Rivlin and Ryan proposed a formula that would have imposed a tight cap on the starting contribution a decade in the future. Here’s how it worked: Take today’s average cost to the government of around $10,000 and allow it to grow at GDP plus one point. That’s far less than current growth of GDP plus two percent or more. So the Rivlin-Ryan plan would have notched large savings over the ten years before the program begins by starting with a premium support payment far smaller than the subsidy Medicare would probably be providing by that date.
But in the current budget proposal, Ryan drops that provision. Instead, the new plan would start with whatever subsidy Medicare is providing in 2022, rather than following the restrictive formula in the Rivlin-Ryan plan. The budget contains other important changes. Rivlin-Ryan recommended raising deductibles for doctor visits over the next decade to make patients more price conscious, and mandating that Medigap plans impose far higher deductibles and co-pays — another effort to get enrollees to shop for better deals. The only major change is medical malpractice reform.
The 2012 budget proposal also excludes those requirements. It essentially makes no changes to Medicare until 2022. The transformation is even more draconian than in the previous proposals. The budget plan limits growth of the government’s contribution to inflation, measured by the Consumer Price Index, and also adjusts the payments by the age of the recipient.
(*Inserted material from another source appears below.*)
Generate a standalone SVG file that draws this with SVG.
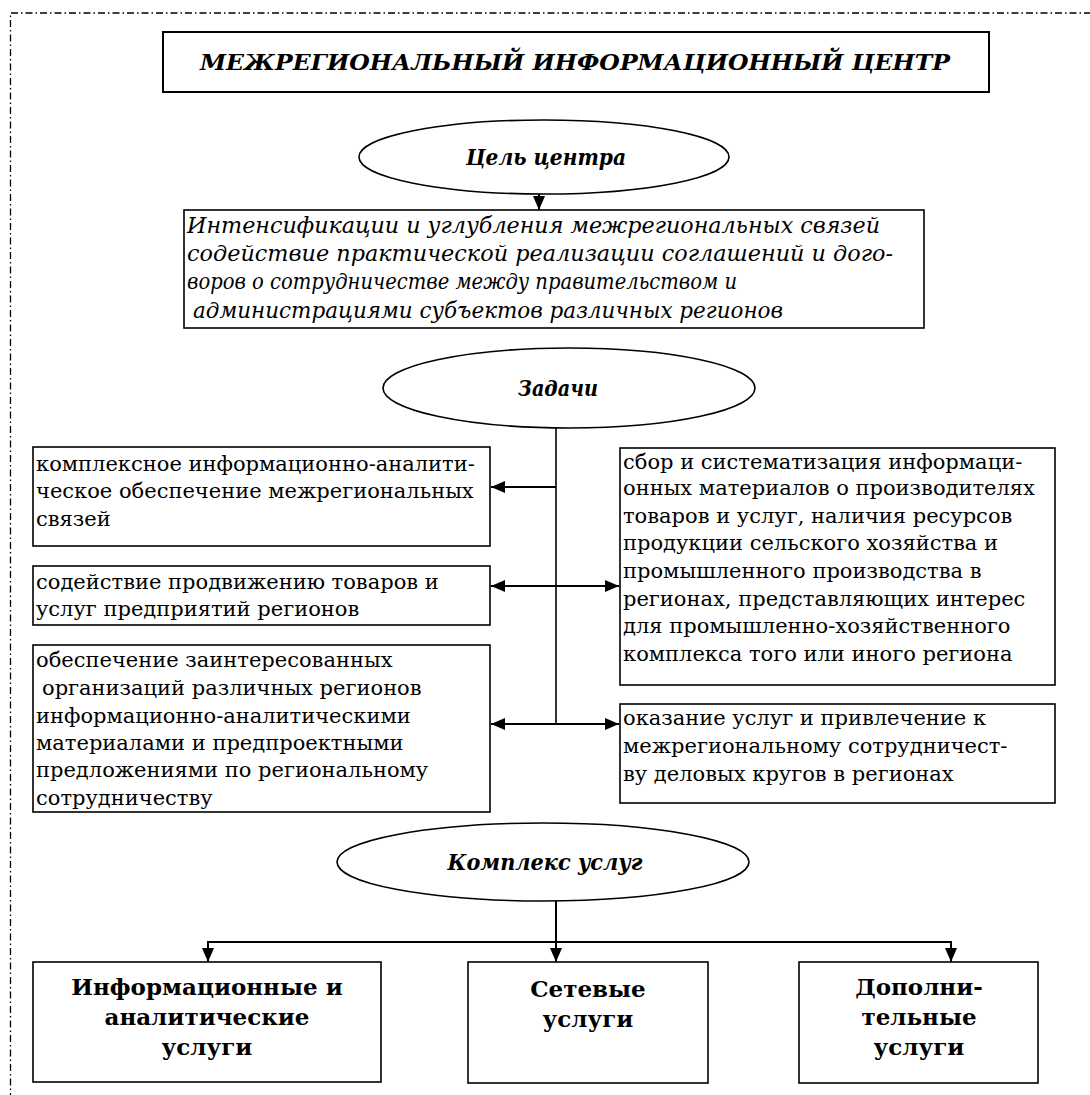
<svg xmlns="http://www.w3.org/2000/svg" width="1090" height="1095" viewBox="0 0 1090 1095">
<defs>
<style>
.box{fill:#fff;stroke:#000;stroke-width:1.6}
.ell{fill:#fff;stroke:#000;stroke-width:1.6}
.t{font-family:"DejaVu Serif","Liberation Serif",serif;font-size:21px;fill:#000}
.ti{font-family:"DejaVu Serif","Liberation Serif",serif;font-size:22px;font-style:italic;fill:#000}
.tbi{font-family:"DejaVu Serif","Liberation Serif",serif;font-size:22px;font-style:italic;font-weight:bold;fill:#000;text-anchor:middle}
.tb{font-family:"DejaVu Serif","Liberation Serif",serif;font-size:23px;font-weight:bold;fill:#000;text-anchor:middle}
.c{stroke:#000;stroke-width:2;fill:none}
</style>
<marker id="ah" viewBox="0 0 14 12" refX="14" refY="6" markerWidth="14" markerHeight="12" orient="auto-start-reverse" markerUnits="userSpaceOnUse">
<path d="M0,0 L14,6 L0,12 z" fill="#000"/>
</marker>
<clipPath id="clipGoal"><rect x="184" y="210" width="740" height="113"/></clipPath>
</defs>
<rect width="1090" height="1095" fill="#fff"/>
<path d="M10.5,1100 V13 H1100" fill="none" stroke="#000" stroke-width="1.3" stroke-dasharray="7 3 1.5 3"/>

<g id="title">
<rect class="box" x="163" y="32" width="826" height="60" style="stroke-width:2"/>
<text class="tbi" x="575" y="70" font-size="26" textLength="750" lengthAdjust="spacingAndGlyphs">МЕЖРЕГИОНАЛЬНЫЙ ИНФОРМАЦИОННЫЙ ЦЕНТР</text>
</g>

<g id="goal-ellipse">
<ellipse class="ell" cx="544" cy="157" rx="185" ry="37"/>
<text class="tbi" x="546" y="165" textLength="160" lengthAdjust="spacingAndGlyphs">Цель центра</text>
</g>

<g id="goal">
<rect class="box" x="184" y="210" width="740" height="118"/>
<g clip-path="url(#clipGoal)">
<text class="ti" x="187" y="233" textLength="693" lengthAdjust="spacingAndGlyphs">Интенсификации и углубления межрегиональных связей</text>
<text class="ti" x="187" y="261" textLength="706" lengthAdjust="spacingAndGlyphs">содействие практической реализации соглашений и дого-</text>
<text class="ti" x="187" y="289" textLength="550" lengthAdjust="spacingAndGlyphs">воров о сотрудничестве между правительством и</text>
<text class="ti" x="193" y="318" textLength="590" lengthAdjust="spacingAndGlyphs">администрациями субъектов различных регионов</text>
</g>
</g>

<g id="tasks-ellipse">
<ellipse class="ell" cx="569" cy="388" rx="186" ry="40"/>
<text class="tbi" x="558" y="396" textLength="80" lengthAdjust="spacingAndGlyphs">Задачи</text>
</g>

<g id="task1">
<rect class="box" x="33" y="447" width="457" height="99"/>
<text class="t" x="36" y="471">комплексное информационно-аналити-</text>
<text class="t" x="36" y="498">ческое обеспечение межрегиональных</text>
<text class="t" x="36" y="526">связей</text>
</g>

<g id="task2">
<rect class="box" x="33" y="566" width="457" height="59"/>
<text class="t" x="36" y="589">содействие продвижению товаров и</text>
<text class="t" x="36" y="616">услуг предприятий регионов</text>
</g>

<g id="task3">
<rect class="box" x="33" y="645" width="457" height="167"/>
<text class="t" x="36" y="667">обеспечение заинтересованных</text>
<text class="t" x="42" y="695">организаций различных регионов</text>
<text class="t" x="36" y="723">информационно-аналитическими</text>
<text class="t" x="36" y="750">материалами и предпроектными</text>
<text class="t" x="36" y="777">предложениями по региональному</text>
<text class="t" x="36" y="805">сотрудничеству</text>
</g>

<g id="task4">
<rect class="box" x="620" y="448" width="435" height="237"/>
<text class="t" x="623" y="469">сбор и систематизация информаци-</text>
<text class="t" x="623" y="495">онных материалов о производителях</text>
<text class="t" x="623" y="523">товаров и услуг, наличия ресурсов</text>
<text class="t" x="623" y="550">продукции сельского хозяйства и</text>
<text class="t" x="623" y="578">промышленного производства в</text>
<text class="t" x="623" y="606">регионах, представляющих интерес</text>
<text class="t" x="623" y="633">для промышленно-хозяйственного</text>
<text class="t" x="623" y="661">комплекса того или иного региона</text>
</g>

<g id="task5">
<rect class="box" x="620" y="704" width="435" height="99"/>
<text class="t" x="623" y="725">оказание услуг и привлечение к</text>
<text class="t" x="623" y="753">межрегиональному сотрудничест-</text>
<text class="t" x="623" y="781">ву деловых кругов в регионах</text>
</g>

<g id="services-ellipse">
<ellipse class="ell" cx="543" cy="862" rx="206" ry="39"/>
<text class="tbi" x="545" y="870" textLength="195" lengthAdjust="spacingAndGlyphs">Комплекс услуг</text>
</g>

<g id="service1">
<rect class="box" x="33" y="962" width="348" height="120"/>
<text class="tb" x="207" y="995">Информационные и</text>
<text class="tb" x="207" y="1025">аналитические</text>
<text class="tb" x="207" y="1055">услуги</text>
</g>

<g id="service2">
<rect class="box" x="468" y="962" width="240" height="121"/>
<text class="tb" x="588" y="997">Сетевые</text>
<text class="tb" x="588" y="1027">услуги</text>
</g>

<g id="service3">
<rect class="box" x="799" y="962" width="239" height="121"/>
<text class="tb" x="919" y="995">Дополни-</text>
<text class="tb" x="919" y="1025">тельные</text>
<text class="tb" x="919" y="1055">услуги</text>
</g>

<g id="connectors">
<line class="c" x1="539" y1="194" x2="539" y2="210" marker-end="url(#ah)"/>
<line class="c" x1="556" y1="428" x2="556" y2="724" style="stroke-width:1.6"/>
<line class="c" x1="556" y1="487" x2="491" y2="487" marker-end="url(#ah)"/>
<line class="c" x1="491" y1="586" x2="619" y2="586" marker-start="url(#ah)" marker-end="url(#ah)"/>
<line class="c" x1="491" y1="724" x2="619" y2="724" marker-start="url(#ah)" marker-end="url(#ah)"/>
<line class="c" x1="556" y1="901" x2="556" y2="962" marker-end="url(#ah)"/>
<polyline class="c" points="208,962 208,942 951,942 951,962"/>
<line class="c" x1="208" y1="942" x2="208" y2="962" marker-end="url(#ah)"/>
<line class="c" x1="951" y1="942" x2="951" y2="962" marker-end="url(#ah)"/>
</g>
</svg>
It is by tying those premium support payments to an index that’s growing far more slowly than current medical inflation that Ryan manages to drive medical spending to just 5% of GDP in four decades.
The plan has other important features. It raises the age for eligibility from 65 to 67 between 2022 and 2033. It also provides sharply reduced subsidies for the wealthy: The top 2% of Medicare earners starting in 2022 would get just 30% of the average payment, and the next 6% would get half the average support payment. The program provides generous cash accounts of over $6,000 to poor patients to fully cover deductible and co-pays.
The big issue is how fast costs grow for the enrollees. With the inflation and age adjustment, the premium support payments will increase at a rate far below today’s relentless escalation of 7% or so a year. The success of the Federal Employees plan is highly encouraging. Its costs are growing at a rate that’s 2% lower than medical inflation in the private sector.
Even if the Ryan plan matches that success, Americans will no longer get more than 70% of their Medicare costs paid by the government. Retirees are bound to pay a much bigger share of their own medical costs. More and more seniors will choose high deductible plans, and HMO or PPO-style programs that limit choices of doctors.
Still, the rise in costs for the elderly could prove far less than the giant annual increases we’re experiencing today. We’ve simply never seen a competitive environment like the one in the Ryan blueprint. “The Obama plan is all about price controls,” says Joseph Antos, an economist at the American Enterprise Institute. “Ryan’s is all about unleashing the market.”
The Ryan plan has another major strength: It will stop heaping a bigger and bigger Medicare burden onto younger taxpayers. Ryan is making a bold, wrenching choice that wins because it’s less painful than all the others.